Omamori aren’t meant to be opened to preserve their abilities. If you have (or get) an omamori, don’t open it, even if you’re curious about the prayers or writing inside. It’s believed that opening an omamori will release the blessing it contains, leaving the omamori unable to function. And don’t worry if your omamori starts showing a little wear and tear over time; that’s considered a sign the omamori is working! Traditionally, it’s believed that omamori should be disposed of and renewed every year—specifically around the New Year.
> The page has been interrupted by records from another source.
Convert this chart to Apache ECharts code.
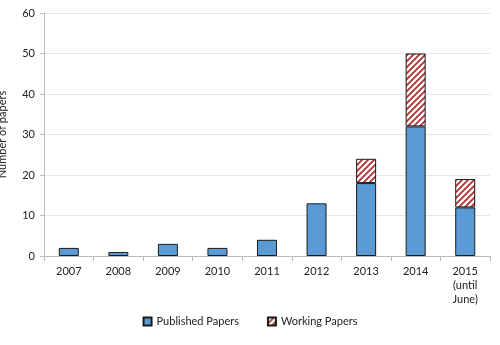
<!DOCTYPE html>
<html><head><meta charset="utf-8">
<script src="https://cdn.jsdelivr.net/npm/echarts@6/dist/echarts.min.js"></script>
<style>html,body{margin:0;padding:0;background:#fff}#c{width:500px;height:345px}</style>
</head><body><div id="c"></div>
<script>
const categories = ['2007','2008','2009','2010','2011','2012','2013','2014','2015\n(until\nJune)'];
const published = [2,1,3,2,4,13,18,32,12];
const working = [0,0,0,0,0,0,6,18,7];
const yTicks = {min:0, max:60, interval:10};

function hatch(){
  const c = document.createElement('canvas');
  c.width = 6; c.height = 6;
  const g = c.getContext('2d');
  g.fillStyle = '#ffffff'; g.fillRect(0,0,6,6);
  g.strokeStyle = '#b03030'; g.lineWidth = 1.8;
  g.beginPath();
  g.moveTo(-1,7); g.lineTo(7,-1);
  g.moveTo(-4,4); g.lineTo(4,-4);
  g.moveTo(2,10); g.lineTo(10,2);
  g.stroke();
  return c;
}
const font = 'Lato, "Liberation Sans", sans-serif';
const chart = echarts.init(document.getElementById('c'));
chart.setOption({
  animation:false,
  textStyle:{fontFamily:font},
  grid:{left:44,right:10,top:13,bottom:89,containLabel:false,outerBoundsMode:'none'},
  legend:{bottom:13,left:'center',itemWidth:8,itemHeight:8,itemGap:28,
    textStyle:{fontSize:11,color:'#222',fontFamily:font},
    data:[{name:'Published Papers',icon:'rect'},{name:'Working Papers',icon:'rect'}]},
  xAxis:{type:'category',data:categories,
    axisLine:{lineStyle:{color:'#bbb'}},
    axisTick:{show:true,alignWithLabel:false,length:5,lineStyle:{color:'#bbb'}},
    axisLabel:{color:'#222',fontSize:11,lineHeight:14,margin:8,interval:0,fontFamily:font}},
  yAxis:{type:'value',min:yTicks.min,max:yTicks.max,interval:yTicks.interval,
    name:'Number of papers',nameLocation:'middle',nameGap:36,nameRotate:90,
    nameTextStyle:{color:'#222',fontSize:11,fontFamily:font},
    axisLine:{show:true,lineStyle:{color:'#bbb'}},
    axisTick:{show:true,length:4,lineStyle:{color:'#bbb'}},
    axisLabel:{color:'#222',fontSize:11,margin:9,fontFamily:font},
    splitLine:{lineStyle:{color:'#e6e6e6'}}},
  series:[
    {name:'Published Papers',type:'bar',stack:'a',data:published,barWidth:20,
      itemStyle:{color:'#5b9bd5',borderColor:'#1a1a1a',borderWidth:1}},
    {name:'Working Papers',type:'bar',stack:'a',data:working.map(v=>v===0?null:v),barWidth:20,
      itemStyle:{color:{image:hatch(),repeat:'repeat'},borderColor:'#1a1a1a',borderWidth:1}}
  ]
});
</script></body></html>
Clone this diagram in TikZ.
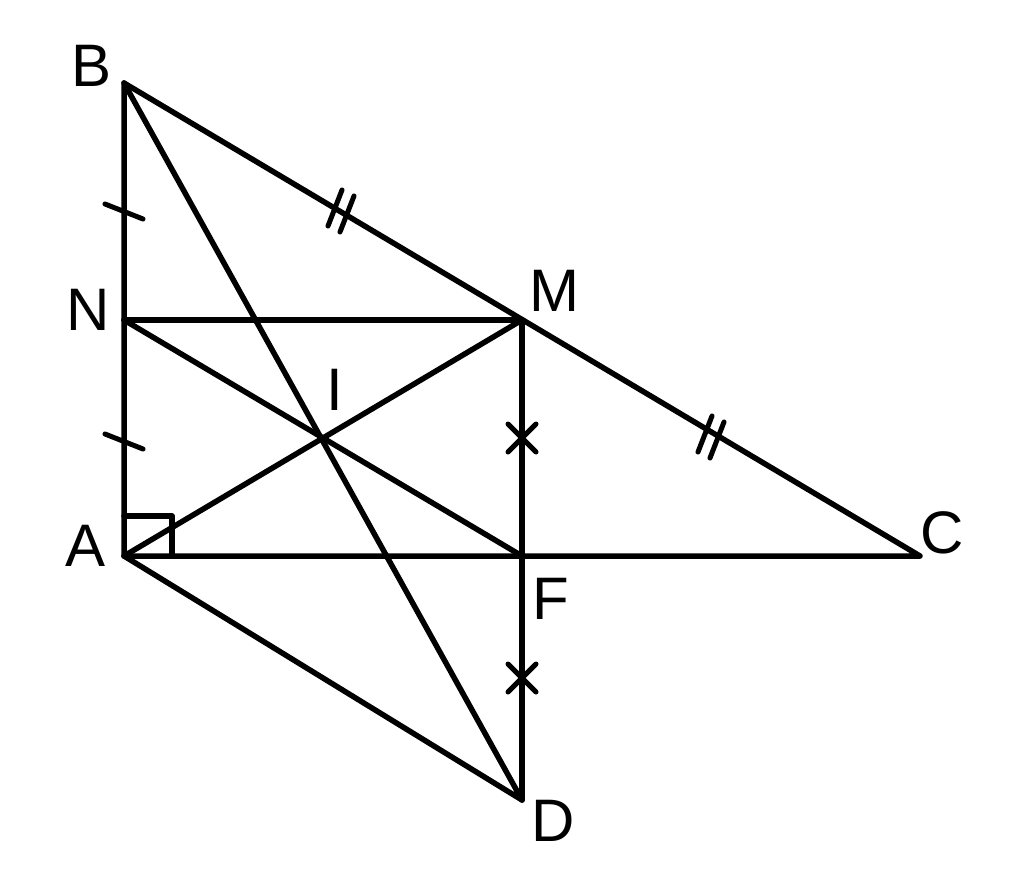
\documentclass[tikz,border=0pt]{standalone}
\usepackage{fontspec}
\setmainfont{Liberation Sans}
\begin{document}
\begin{tikzpicture}[x=1pt,y=-1pt,line width=5.5pt,line cap=round,line join=round,
 lab/.style={font=\fontsize{60}{60}\selectfont,inner sep=0pt},
 mk/.style={line width=5pt}]
\useasboundingbox (0,0) rectangle (1024,877);
\coordinate (B) at (124,83);
\coordinate (A) at (124,556);
\coordinate (C) at (920,556);
\coordinate (M) at (522,320);
\coordinate (N) at (124,320);
\coordinate (F) at (522,556);
\coordinate (D) at (522,800);
\coordinate (I) at (322,438);
\draw (B) -- (A) -- (C) -- (B);
\draw (N) -- (M) -- (D);
\draw (N) -- (F);
\draw (A) -- (M);
\draw (B) -- (D) -- (A);
\draw (124,516) -- (172,516) -- (172,556);
% single ticks
\draw[mk] (105,204) -- (143,219);
\draw[mk] (105,434) -- (143,449);
% double ticks
\draw[mk] (328,226) -- (342,190); \draw[mk] (340,232) -- (354,196);
\draw[mk] (698,452) -- (712,416); \draw[mk] (710,458) -- (724,422);
% crosses
\draw[mk] (508,424) -- (536,452); \draw[mk] (508,452) -- (536,424);
\draw[mk] (508,664) -- (536,692); \draw[mk] (508,692) -- (536,664);
\node[lab] (lB) at (92,66) {B};
\node[lab] (lN) at (88,310) {N};
\node[lab] (lM) at (554,291) {M};
\node[lab] (lI) at (335,390) {I};
\node[lab] (lA) at (86,546) {A};
\node[lab] (lC) at (942,533) {C};
\node[lab] (lF) at (551,599) {F};
\node[lab] (lD) at (553,821) {D};
\end{tikzpicture}
\end{document}
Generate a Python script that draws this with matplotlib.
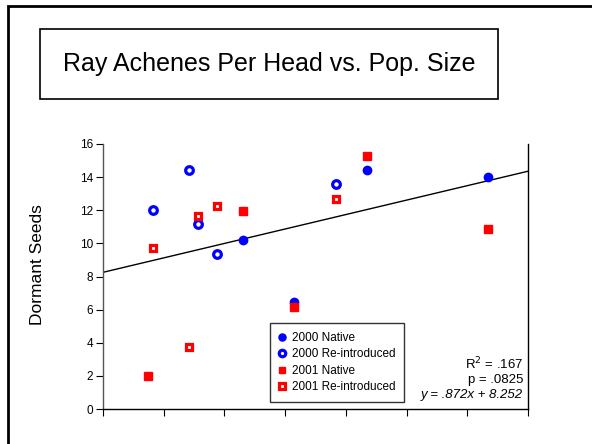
import matplotlib
matplotlib.use("Agg")
import matplotlib.pyplot as plt
from matplotlib.patches import Rectangle

plt.rcParams['font.family'] = ['Liberation Sans', 'DejaVu Sans']

# datos
nat00_x = [2.30, 4.35, 6.34, 3.14]
nat00_y = [10.2, 14.42, 14.0, 6.48]
rei00_x = [0.82, 1.42, 1.57, 1.88, 3.84]
rei00_y = [12.0, 14.4, 11.19, 9.33, 13.6]
nat01_x = [2.30, 4.35, 6.34, 3.15, 0.74]
nat01_y = [11.98, 15.3, 10.85, 6.18, 1.98]
rei01_x = [0.82, 1.57, 1.88, 3.84, 1.42]
rei01_y = [9.7, 11.64, 12.24, 12.7, 3.74]

pendiente = 0.872
intercepto = 8.252
x_linea = [0, 7]
y_linea = [intercepto + pendiente * x for x in x_linea]

W, H = 592, 444
fig = plt.figure(figsize=(5.92, 4.44), dpi=100)

# marco exterior de la diapositiva
fig.patches.append(Rectangle((8 / W, -0.2), 2.0, 0.2 + 1 - 6 / H, transform=fig.transFigure,
                             fill=False, edgecolor='black', linewidth=2.0))

# caja del titulo
fig.patches.append(Rectangle((40 / W, 1 - 99 / H), 458 / W, 70 / H, transform=fig.transFigure,
                             fill=False, edgecolor='black', linewidth=1.2))
fig.text(269 / W, 1 - 64 / H, 'Ray Achenes Per Head vs. Pop. Size', ha='center', va='center',
         fontsize=18)

ax = fig.add_axes([103 / W, 1 - 409 / H, 425 / W, 265 / H])
ax.plot(x_linea, y_linea, color='black', linewidth=1.0, zorder=2)

ax.plot(nat00_x, nat00_y, 'o', color='#0000ff', markersize=6, linestyle='none',
        label='2000 Native', zorder=3)
ax.plot(rei00_x, rei00_y, 'o', markerfacecolor='white', markeredgecolor='#0000ff',
        markeredgewidth=2.3, markersize=5.5, linestyle='none', label='2000 Re-introduced', zorder=3)
ax.plot(nat01_x, nat01_y, 's', color='#ff0000', markersize=5.5, linestyle='none',
        label='2001 Native', zorder=4)
ax.plot(rei01_x, rei01_y, 's', markerfacecolor='white', markeredgecolor='#ff0000',
        markeredgewidth=2.3, markersize=5, linestyle='none', label='2001 Re-introduced', zorder=4)

ax.set_xlim(0, 7)
ax.set_ylim(0, 16)
ax.set_xticks(range(0, 8))
ax.set_xticklabels([])
ax.set_yticks(range(0, 17, 2))
ax.tick_params(axis='both', direction='out', length=5, width=0.8, labelsize=8.5, colors='black')
ax.tick_params(axis='y', pad=2)
ax.spines['top'].set_visible(False)
ax.spines['left'].set_color('#555555')
for s in ['left', 'bottom', 'right']:
    ax.spines[s].set_linewidth(1.0)

fig.text(38 / W, 1 - 265 / H, 'Dormant Seeds', rotation=90, ha='center', va='center', fontsize=12.5)

leg = ax.legend(loc='lower left', bbox_to_anchor=(270 / W, 1 - 402 / H),
                bbox_transform=fig.transFigure, fontsize=8.5, frameon=True, fancybox=False,
                handlelength=0.6, handletextpad=0.5, labelspacing=0.38, borderpad=0.75,
                borderaxespad=0, markerscale=0.85)
leg.get_frame().set_edgecolor('black')
leg.get_frame().set_linewidth(1.0)

fig.text(523 / W, 1 - 369 / H, 'R$^2$ = .167', ha='right', va='baseline', fontsize=9.5)
fig.text(523 / W, 1 - 383 / H, 'p = .0825', ha='right', va='baseline', fontsize=9.5)
fig.text(523 / W, 1 - 398 / H, 'y = .872x + 8.252', ha='right', va='baseline', fontsize=9.5,
         style='italic')

fig.savefig('out.png', dpi=100)
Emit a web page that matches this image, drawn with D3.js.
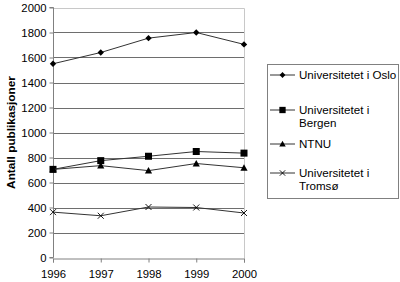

However, others prefer to hold onto an omamori as long as possible—and, ultimately, it’s up to you whether you choose to keep your omamori indefinitely or renew it.

Where can you get an omamori?

Most Japanese temples and shrines sell different types of omamori. Larger shrines and temples typically have more options and multiple variations of each type of omamori, while smaller ones carry a few of the most common types. You’ll usually find omamori for sale in a gift shop area or office, and they’re priced by the level of complexity in their design. You can expect to see an omamori priced anywhere from ¥300 to ¥1000, but most will likely cost between ¥500 and ¥800.

Discard old omamori at a temple or shrine after a year. Omamori are designed to last 1 year, as it's believed that keeping them longer uses up the blessing and brings bad luck. Old omamori are traditionally burned as a sign of respect, but you can bring yours to the temple from which you got it for proper disposal instead. Many shrines and temples leave out a box for old omamori around the New Year. However, larger temples may accept discarded omamori all year long—and some will even let you mail your omamori to them for disposal instead. If you want to dispose of the omamori at home, you can conduct your own memorial service using Japanese white paper and salt. For the service, place your old omamori on the white paper and cover it with salt. Express thanks to the omamori for its protection, then wrap it in the paper and discard it.